The love he had known would not be easily erased.  It would teach him to hate himself and his ambition but he was determined to cling to it with all the power of loathing and despair.  Mad he was, but his was a hallowed madness that slammed the door on happiness with disdain and pride and drove him irresistibly along the path of glory, rough and strewn with thorns.  Happiness might lure him into thoughts of suicide, but misery would spur him to purse life and worship it.

Poor Bayyumi is caught between wanting to live and hoping to get it all over with, so that he can die.  There is never a mention of an afterlife; I got the sense that Bayyumi craved nothing so much after life than the unending sleep of death.  He will finally get some rest after years of just working, working, working, his way up the ladder.  He finds solace finally in knowing that he has a nice tomb to rest in, and it is the only solace he has at all.
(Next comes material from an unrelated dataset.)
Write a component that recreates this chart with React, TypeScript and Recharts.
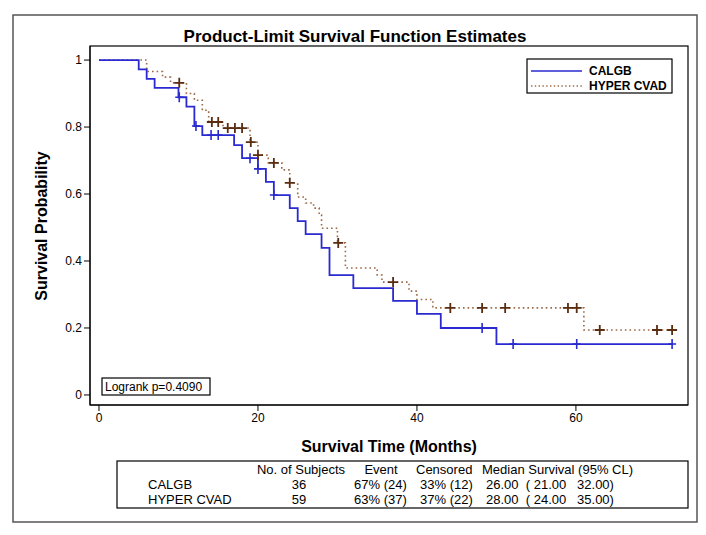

Respected Sir is more than just a cautionary tale against narrow-minded and blinkered and naked ambition (although it is that), and it is more than just a satire of slogans and proverbs (it is most certainly that, and so cleverly done, right up there with Dickens’ best jabs at hypocrisy).  Very slyly and with his unique mix of humor (really funny, at times) humor and pathos (you want to slap Bayyumi on the head and tell him to get a clue but he is never going to listen), Mahfouz raises the question of what is the meaning of life.  It has to be more than Bayyumi’s meditation that life is nothing more than”[a] passing game that a man played with reluctance until he found himself face to face with his ultimate fate.  Then he would survey his life in its entirety, weight his deeds and assess their fruits, suffer however resentfully the breath of the unknown, brace himself for further struggle, and then accept defeat.“  Mahfouz leaves the meaning undefined but clear: it is the absolute opposite of the life lived by Bayyumi.